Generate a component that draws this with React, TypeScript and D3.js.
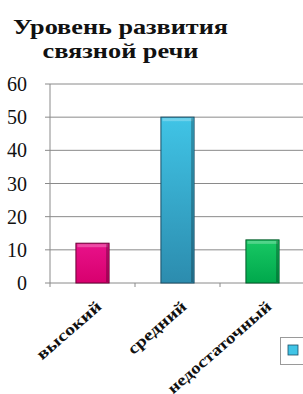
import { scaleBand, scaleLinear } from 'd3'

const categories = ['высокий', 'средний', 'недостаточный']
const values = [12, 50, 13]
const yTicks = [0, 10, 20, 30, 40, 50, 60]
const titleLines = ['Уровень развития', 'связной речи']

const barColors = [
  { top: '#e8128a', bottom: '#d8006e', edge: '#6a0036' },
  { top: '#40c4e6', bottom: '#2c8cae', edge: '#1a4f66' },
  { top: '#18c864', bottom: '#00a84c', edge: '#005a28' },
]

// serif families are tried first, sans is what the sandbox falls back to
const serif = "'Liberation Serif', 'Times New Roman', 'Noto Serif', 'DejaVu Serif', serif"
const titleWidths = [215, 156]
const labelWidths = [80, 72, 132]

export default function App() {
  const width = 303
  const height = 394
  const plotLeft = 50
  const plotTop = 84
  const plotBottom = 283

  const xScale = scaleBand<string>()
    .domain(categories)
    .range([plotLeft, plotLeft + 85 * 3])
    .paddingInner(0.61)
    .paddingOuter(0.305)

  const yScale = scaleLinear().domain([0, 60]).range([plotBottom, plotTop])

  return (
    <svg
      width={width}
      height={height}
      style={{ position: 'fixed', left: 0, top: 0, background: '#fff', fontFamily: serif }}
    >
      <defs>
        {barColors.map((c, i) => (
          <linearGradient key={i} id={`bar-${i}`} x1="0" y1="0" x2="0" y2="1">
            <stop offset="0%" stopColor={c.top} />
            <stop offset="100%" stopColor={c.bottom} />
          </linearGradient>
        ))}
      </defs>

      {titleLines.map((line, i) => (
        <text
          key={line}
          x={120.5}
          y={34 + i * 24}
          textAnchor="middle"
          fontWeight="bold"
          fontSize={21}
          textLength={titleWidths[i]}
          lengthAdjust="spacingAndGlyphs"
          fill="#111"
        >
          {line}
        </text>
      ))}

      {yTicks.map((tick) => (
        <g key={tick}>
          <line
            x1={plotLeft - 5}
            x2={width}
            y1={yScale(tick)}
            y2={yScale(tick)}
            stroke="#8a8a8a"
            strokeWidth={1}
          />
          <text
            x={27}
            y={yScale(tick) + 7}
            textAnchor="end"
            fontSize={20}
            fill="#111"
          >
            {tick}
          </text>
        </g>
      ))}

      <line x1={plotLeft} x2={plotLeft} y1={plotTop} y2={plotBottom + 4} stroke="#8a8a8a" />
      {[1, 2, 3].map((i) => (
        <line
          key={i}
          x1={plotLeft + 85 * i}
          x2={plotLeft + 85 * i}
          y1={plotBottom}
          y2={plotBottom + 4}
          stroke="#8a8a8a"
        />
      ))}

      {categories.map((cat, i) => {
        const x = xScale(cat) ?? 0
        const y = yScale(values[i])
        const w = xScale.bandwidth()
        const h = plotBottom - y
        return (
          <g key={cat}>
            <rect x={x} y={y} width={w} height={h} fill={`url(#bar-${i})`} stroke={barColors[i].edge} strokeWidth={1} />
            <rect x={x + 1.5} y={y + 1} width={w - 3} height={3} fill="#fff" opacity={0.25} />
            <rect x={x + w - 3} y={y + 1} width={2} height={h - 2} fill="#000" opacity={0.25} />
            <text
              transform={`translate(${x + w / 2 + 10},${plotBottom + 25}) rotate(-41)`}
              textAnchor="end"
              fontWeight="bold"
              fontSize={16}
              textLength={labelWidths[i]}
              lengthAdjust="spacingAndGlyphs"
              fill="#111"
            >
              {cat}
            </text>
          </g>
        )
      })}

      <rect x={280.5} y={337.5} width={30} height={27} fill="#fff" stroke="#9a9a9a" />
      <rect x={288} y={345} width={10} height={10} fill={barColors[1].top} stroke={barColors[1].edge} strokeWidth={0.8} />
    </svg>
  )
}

******************************

**Required work:**
Repeat the material above in full and unchanged, minus its images.

**Solution to the problem:**
Generate a component that draws this with React, TypeScript and D3.js.
import { scaleBand, scaleLinear } from 'd3'

const categories = ['высокий', 'средний', 'недостаточный']
const values = [12, 50, 13]
const yTicks = [0, 10, 20, 30, 40, 50, 60]
const titleLines = ['Уровень развития', 'связной речи']

const barColors = [
  { top: '#e8128a', bottom: '#d8006e', edge: '#6a0036' },
  { top: '#40c4e6', bottom: '#2c8cae', edge: '#1a4f66' },
  { top: '#18c864', bottom: '#00a84c', edge: '#005a28' },
]

// serif families are tried first, sans is what the sandbox falls back to
const serif = "'Liberation Serif', 'Times New Roman', 'Noto Serif', 'DejaVu Serif', serif"
const titleWidths = [215, 156]
const labelWidths = [80, 72, 132]

export default function App() {
  const width = 303
  const height = 394
  const plotLeft = 50
  const plotTop = 84
  const plotBottom = 283

  const xScale = scaleBand<string>()
    .domain(categories)
    .range([plotLeft, plotLeft + 85 * 3])
    .paddingInner(0.61)
    .paddingOuter(0.305)

  const yScale = scaleLinear().domain([0, 60]).range([plotBottom, plotTop])

  return (
    <svg
      width={width}
      height={height}
      style={{ position: 'fixed', left: 0, top: 0, background: '#fff', fontFamily: serif }}
    >
      <defs>
        {barColors.map((c, i) => (
          <linearGradient key={i} id={`bar-${i}`} x1="0" y1="0" x2="0" y2="1">
            <stop offset="0%" stopColor={c.top} />
            <stop offset="100%" stopColor={c.bottom} />
          </linearGradient>
        ))}
      </defs>

      {titleLines.map((line, i) => (
        <text
          key={line}
          x={120.5}
          y={34 + i * 24}
          textAnchor="middle"
          fontWeight="bold"
          fontSize={21}
          textLength={titleWidths[i]}
          lengthAdjust="spacingAndGlyphs"
          fill="#111"
        >
          {line}
        </text>
      ))}

      {yTicks.map((tick) => (
        <g key={tick}>
          <line
            x1={plotLeft - 5}
            x2={width}
            y1={yScale(tick)}
            y2={yScale(tick)}
            stroke="#8a8a8a"
            strokeWidth={1}
          />
          <text
            x={27}
            y={yScale(tick) + 7}
            textAnchor="end"
            fontSize={20}
            fill="#111"
          >
            {tick}
          </text>
        </g>
      ))}

      <line x1={plotLeft} x2={plotLeft} y1={plotTop} y2={plotBottom + 4} stroke="#8a8a8a" />
      {[1, 2, 3].map((i) => (
        <line
          key={i}
          x1={plotLeft + 85 * i}
          x2={plotLeft + 85 * i}
          y1={plotBottom}
          y2={plotBottom + 4}
          stroke="#8a8a8a"
        />
      ))}

      {categories.map((cat, i) => {
        const x = xScale(cat) ?? 0
        const y = yScale(values[i])
        const w = xScale.bandwidth()
        const h = plotBottom - y
        return (
          <g key={cat}>
            <rect x={x} y={y} width={w} height={h} fill={`url(#bar-${i})`} stroke={barColors[i].edge} strokeWidth={1} />
            <rect x={x + 1.5} y={y + 1} width={w - 3} height={3} fill="#fff" opacity={0.25} />
            <rect x={x + w - 3} y={y + 1} width={2} height={h - 2} fill="#000" opacity={0.25} />
            <text
              transform={`translate(${x + w / 2 + 10},${plotBottom + 25}) rotate(-41)`}
              textAnchor="end"
              fontWeight="bold"
              fontSize={16}
              textLength={labelWidths[i]}
              lengthAdjust="spacingAndGlyphs"
              fill="#111"
            >
              {cat}
            </text>
          </g>
        )
      })}

      <rect x={280.5} y={337.5} width={30} height={27} fill="#fff" stroke="#9a9a9a" />
      <rect x={288} y={345} width={10} height={10} fill={barColors[1].top} stroke={barColors[1].edge} strokeWidth={0.8} />
    </svg>
  )
}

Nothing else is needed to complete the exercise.